Each week, place your three helpers in spots. They can buy players, grow young team, train main team, or make money. For money, put them in marketing and roll the die. Often x1, but maybe x2. Prima donna face? Multiply by players with that icon on your team. A few means big money.
When helpers train the main team, move the tracker one for each. At 1-3, boost a low-level player by one. Higher ones need more moves.

Buying is easy. Put a helper in the market spot. Pick any player there. Pay twice their value to buy. Sell for full value. Choose smart. Cards show key info too. Look closer at player cards.

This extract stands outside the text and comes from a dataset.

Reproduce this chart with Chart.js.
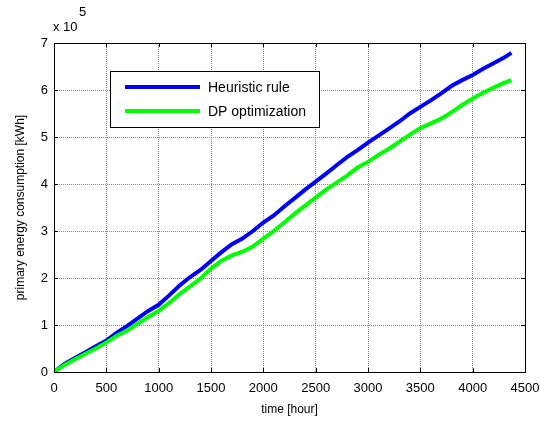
<!DOCTYPE html>
<html>
<head>
<meta charset="utf-8">
<script src="https://cdn.jsdelivr.net/npm/chart.js@4/dist/chart.umd.min.js"></script>
<style>
  html, body { margin: 0; padding: 0; background: #fff; }
  #chart { display: block; }
</style>
</head>
<body>
<canvas id="chart" width="540" height="425"></canvas>
<script>
// time axis samples [hour]
const hours = [0, 100, 200, 300, 400, 500, 600, 700, 800, 900,
  1000, 1100, 1200, 1300, 1400, 1500, 1600, 1700, 1800, 1900,
  2000, 2100, 2200, 2300, 2400, 2500, 2600, 2700, 2800, 2900,
  3000, 3100, 3200, 3300, 3400, 3500, 3600, 3700, 3800, 3900,
  4000, 4100, 4200, 4300, 4370];

// primary energy consumption, in units of 10^5 kWh
const heuristic = [0, 0.17, 0.30, 0.42, 0.55, 0.67, 0.84, 0.98, 1.14, 1.30,
  1.43, 1.63, 1.84, 2.02, 2.17, 2.36, 2.55, 2.72, 2.84, 3.00,
  3.18, 3.33, 3.52, 3.70, 3.88, 4.05, 4.22, 4.40, 4.57, 4.72,
  4.88, 5.03, 5.18, 5.33, 5.50, 5.64, 5.78, 5.93, 6.09, 6.21,
  6.32, 6.45, 6.57, 6.69, 6.79];

const dpOpt = [0, 0.15, 0.27, 0.39, 0.50, 0.63, 0.77, 0.88, 1.03, 1.17,
  1.30, 1.47, 1.66, 1.82, 1.99, 2.20, 2.37, 2.48, 2.56, 2.67,
  2.84, 3.00, 3.18, 3.37, 3.54, 3.71, 3.88, 4.03, 4.18, 4.35,
  4.47, 4.62, 4.75, 4.90, 5.05, 5.19, 5.29, 5.39, 5.53, 5.68,
  5.82, 5.94, 6.05, 6.15, 6.21];

const xTicks = [0, 500, 1000, 1500, 2000, 2500, 3000, 3500, 4000, 4500];
const yTicks = [0, 1, 2, 3, 4, 5, 6, 7];
const yExponent = '5';

const FONT = 'Arial, "Liberation Sans", Helvetica, sans-serif';

function toPoints(xs, ys) {
  return xs.map((x, i) => ({ x: x, y: ys[i] }));
}

// matlab style frame: full box, inward ticks, exponent label and legend
const matlabFrame = {
  id: 'matlabFrame',
  afterDatasetsDraw(chart) {
    const ctx = chart.ctx;
    const a = chart.chartArea;
    const xs = chart.scales.x;
    const ys = chart.scales.y;
    ctx.save();

    ctx.strokeStyle = '#000';
    ctx.lineWidth = 1;
    ctx.beginPath();
    xTicks.forEach(v => {
      const px = Math.round(xs.getPixelForValue(v)) + 0.5;
      ctx.moveTo(px, a.bottom); ctx.lineTo(px, a.bottom - 4);
      ctx.moveTo(px, a.top); ctx.lineTo(px, a.top + 4);
    });
    yTicks.forEach(v => {
      const py = Math.round(ys.getPixelForValue(v)) + 0.5;
      ctx.moveTo(a.left, py); ctx.lineTo(a.left + 4, py);
      ctx.moveTo(a.right, py); ctx.lineTo(a.right - 4, py);
    });
    ctx.stroke();
    ctx.strokeRect(Math.round(a.left) + 0.5, Math.round(a.top) + 0.5,
      Math.round(a.right - a.left), Math.round(a.bottom - a.top));

    // exponent label
    ctx.fillStyle = '#000';
    ctx.textBaseline = 'middle';
    ctx.textAlign = 'left';
    ctx.font = '13px ' + FONT;
    ctx.fillText('x 10', a.left - 1, a.top - 16);
    ctx.fillText(yExponent, a.left + 25, a.top - 31);

    // legend
    const lx = a.left + 56, ly = a.top + 28, lw = 209, lh = 56;
    ctx.fillStyle = '#fff';
    ctx.fillRect(lx, ly, lw, lh);
    ctx.strokeRect(lx + 0.5, ly + 0.5, lw, lh);
    chart.data.datasets.forEach((ds, i) => {
      const yy = ly + 16 + i * 24;
      ctx.strokeStyle = ds.borderColor;
      ctx.lineWidth = 4;
      ctx.beginPath();
      ctx.moveTo(lx + 15, yy);
      ctx.lineTo(lx + 90, yy);
      ctx.stroke();
      ctx.fillStyle = '#000';
      ctx.font = '14px ' + FONT;
      ctx.fillText(ds.label, lx + 98, yy + 1);
    });
    ctx.restore();
  }
};

new Chart(document.querySelector('#chart').getContext('2d'), {
  type: 'line',
  data: {
    datasets: [
      {
        label: 'Heuristic rule',
        data: toPoints(hours, heuristic),
        borderColor: '#0000ff',
        borderWidth: 4,
        pointRadius: 0,
        tension: 0,
        order: 1
      },
      {
        label: 'DP optimization',
        data: toPoints(hours, dpOpt),
        borderColor: '#00ff00',
        borderWidth: 4,
        pointRadius: 0,
        tension: 0,
        order: 0
      }
    ]
  },
  options: {
    responsive: false,
    animation: false,
    devicePixelRatio: 1,
    layout: { padding: { left: 0, right: 15, top: 43, bottom: 0 }, autoPadding: false },
    plugins: {
      legend: { display: false },
      tooltip: { enabled: false }
    },
    scales: {
      x: {
        type: 'linear',
        min: 0,
        max: 4500,
        afterBuildTicks: s => { s.ticks = xTicks.map(v => ({ value: v })); },
        afterFit: s => { s.height = 53; s.paddingLeft = 0; s.paddingRight = 0; },
        grid: { color: '#888', drawTicks: false },
        border: { display: true, color: '#000', dash: [1, 1] },
        ticks: {
          color: '#000',
          padding: 9,
          maxRotation: 0,
          callback: v => String(v),
          font: { family: FONT, size: 13 }
        },
        title: {
          display: true,
          text: 'time [hour]',
          color: '#000',
          padding: { top: 0, bottom: 8 },
          font: { family: FONT, size: 12 }
        }
      },
      y: {
        min: 0,
        max: 7,
        afterBuildTicks: s => { s.ticks = yTicks.map(v => ({ value: v })); },
        afterFit: s => { s.width = 54; s.paddingTop = 0; s.paddingBottom = 0; },
        grid: { color: '#888', drawTicks: false },
        border: { display: true, color: '#000', dash: [1, 1] },
        ticks: {
          color: '#000',
          padding: 6,
          callback: v => String(v),
          font: { family: FONT, size: 13 }
        },
        title: {
          display: true,
          text: 'primary energy consumption [kWh]',
          color: '#000',
          padding: { top: 13, bottom: 0 },
          font: { family: FONT, size: 12 }
        }
      }
    }
  },
  plugins: [matlabFrame]
});
</script>
</body>
</html>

Take Kuric. He starts at ability 8. The +1 means he can grow one level, up to four seasons. Then he stays at 8. He plays ten seasons then retires. Game is ten seasons long. Others retire in five or six.
Bottom shows positions. Soccer fans get it. Matches your team board spots. Put them there. Bottom right: special skills. Star is flair player. Shield is strong. Try more flair vs their strong, or strong vs their flair. Helps draw goal cards in games. More later.
The cross means easy to hurt. Might miss next game. Three people: leader, can be captain for +1 boost. Only they can lead. Pound is prima donna. Good for money, but if not picked for game, morale drops. No promotion at season end? Lose them.

Good. You built a strong team, got money, trained your young forward. Ready for games. Match days still let three helpers for last training or scout cards for edge. But here is a real match, the main fun.
You are always home team alone. Two players split teams. Take opponent card from your league. See their good and bad sides.

You face team eight, Thornliebank. Strong left 13, middle 17, right 13. Keeper 4, defense 9, midfield 10, attack 13. Two flair, no strong. See it on their card.
Set your team to hit their weak spots and guard theirs. Maybe pack middle vs their center, high attack on weak defense 9. Pick players and spots each game.